**THE REQUEST**
Repeat each line of the material below exactly as it appears, minus any pictures.

***

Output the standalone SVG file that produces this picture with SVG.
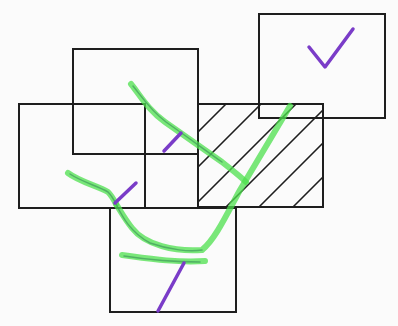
<svg xmlns="http://www.w3.org/2000/svg" width="398" height="326" viewBox="0 0 398 326">
<style>
.box{fill:none;stroke:#1e1e1e;stroke-width:2}
.hatch{stroke:#1e1e1e;stroke-width:1.6;fill:none}
.hl{fill:none;stroke:#4ee04e;stroke-opacity:0.75;stroke-width:6;stroke-linecap:round;stroke-linejoin:round}
.hlc{fill:none;stroke:#3f9a5a;stroke-opacity:0.7;stroke-width:1.5;stroke-linecap:round}
.pen{fill:none;stroke:#7a3cc8;stroke-width:3.5;stroke-linecap:round;stroke-linejoin:round}
</style>
<rect width="398" height="326" fill="#fbfbfb"/>
<g id="node-top-middle"><rect class="box" x="73" y="49" width="125" height="105"/></g>
<g id="node-left"><rect class="box" x="19" y="104" width="126" height="104"/></g>
<g id="node-top-right"><rect class="box" x="259" y="14" width="126" height="104"/></g>
<g id="node-hatched">
<rect class="box" x="198" y="104" width="125" height="103"/>
<path class="hatch" d="M198,132 L226,104 M198,167 L261,104 M198,202 L296,104 M226,207 L323,110 M259,207 L323,143 M293,207 L323,177"/>
</g>
<g id="node-bottom"><rect class="box" x="110" y="208" width="126" height="104"/></g>
<g id="strokes">
<path class="hl" d="M131,84 C140,95 148,110 165,122 C185,136 205,150 222,162 C232,170 240,176 246,182"/>
<path class="hl" d="M290,106 C270,140 255,165 240,190 C228,212 215,240 202,250 C175,252 145,245 132,228 C124,218 120,210 116,204"/>
<path class="hl" d="M68,173 C80,182 98,186 108,192 C112,196 114,200 116,204"/>
<path class="hl" d="M122,255 C145,258 175,263 205,261"/>
<path class="hlc" d="M133,86 C142,97 150,110 166,122 C186,136 205,150 222,162"/>
<path class="hlc" d="M70,174 C82,182 98,186 108,192 C112,196 114,200 116,204 C122,216 130,232 150,243 C170,250 190,252 202,250"/>
<path class="hlc" d="M124,256 C150,260 178,262 200,262"/>
<path class="pen" d="M164,151 L181,133"/>
<path class="pen" d="M115,203 L136,183"/>
<path class="pen" d="M158,311 L184,263"/>
<path class="pen" d="M309,47 L325,67 L353,29"/>
</g>
</svg>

***

**FINAL ANSWER**
Output the standalone SVG file that produces this picture with SVG.
<svg xmlns="http://www.w3.org/2000/svg" width="398" height="326" viewBox="0 0 398 326">
<style>
.box{fill:none;stroke:#1e1e1e;stroke-width:2}
.hatch{stroke:#1e1e1e;stroke-width:1.6;fill:none}
.hl{fill:none;stroke:#4ee04e;stroke-opacity:0.75;stroke-width:6;stroke-linecap:round;stroke-linejoin:round}
.hlc{fill:none;stroke:#3f9a5a;stroke-opacity:0.7;stroke-width:1.5;stroke-linecap:round}
.pen{fill:none;stroke:#7a3cc8;stroke-width:3.5;stroke-linecap:round;stroke-linejoin:round}
</style>
<rect width="398" height="326" fill="#fbfbfb"/>
<g id="node-top-middle"><rect class="box" x="73" y="49" width="125" height="105"/></g>
<g id="node-left"><rect class="box" x="19" y="104" width="126" height="104"/></g>
<g id="node-top-right"><rect class="box" x="259" y="14" width="126" height="104"/></g>
<g id="node-hatched">
<rect class="box" x="198" y="104" width="125" height="103"/>
<path class="hatch" d="M198,132 L226,104 M198,167 L261,104 M198,202 L296,104 M226,207 L323,110 M259,207 L323,143 M293,207 L323,177"/>
</g>
<g id="node-bottom"><rect class="box" x="110" y="208" width="126" height="104"/></g>
<g id="strokes">
<path class="hl" d="M131,84 C140,95 148,110 165,122 C185,136 205,150 222,162 C232,170 240,176 246,182"/>
<path class="hl" d="M290,106 C270,140 255,165 240,190 C228,212 215,240 202,250 C175,252 145,245 132,228 C124,218 120,210 116,204"/>
<path class="hl" d="M68,173 C80,182 98,186 108,192 C112,196 114,200 116,204"/>
<path class="hl" d="M122,255 C145,258 175,263 205,261"/>
<path class="hlc" d="M133,86 C142,97 150,110 166,122 C186,136 205,150 222,162"/>
<path class="hlc" d="M70,174 C82,182 98,186 108,192 C112,196 114,200 116,204 C122,216 130,232 150,243 C170,250 190,252 202,250"/>
<path class="hlc" d="M124,256 C150,260 178,262 200,262"/>
<path class="pen" d="M164,151 L181,133"/>
<path class="pen" d="M115,203 L136,183"/>
<path class="pen" d="M158,311 L184,263"/>
<path class="pen" d="M309,47 L325,67 L353,29"/>
</g>
</svg>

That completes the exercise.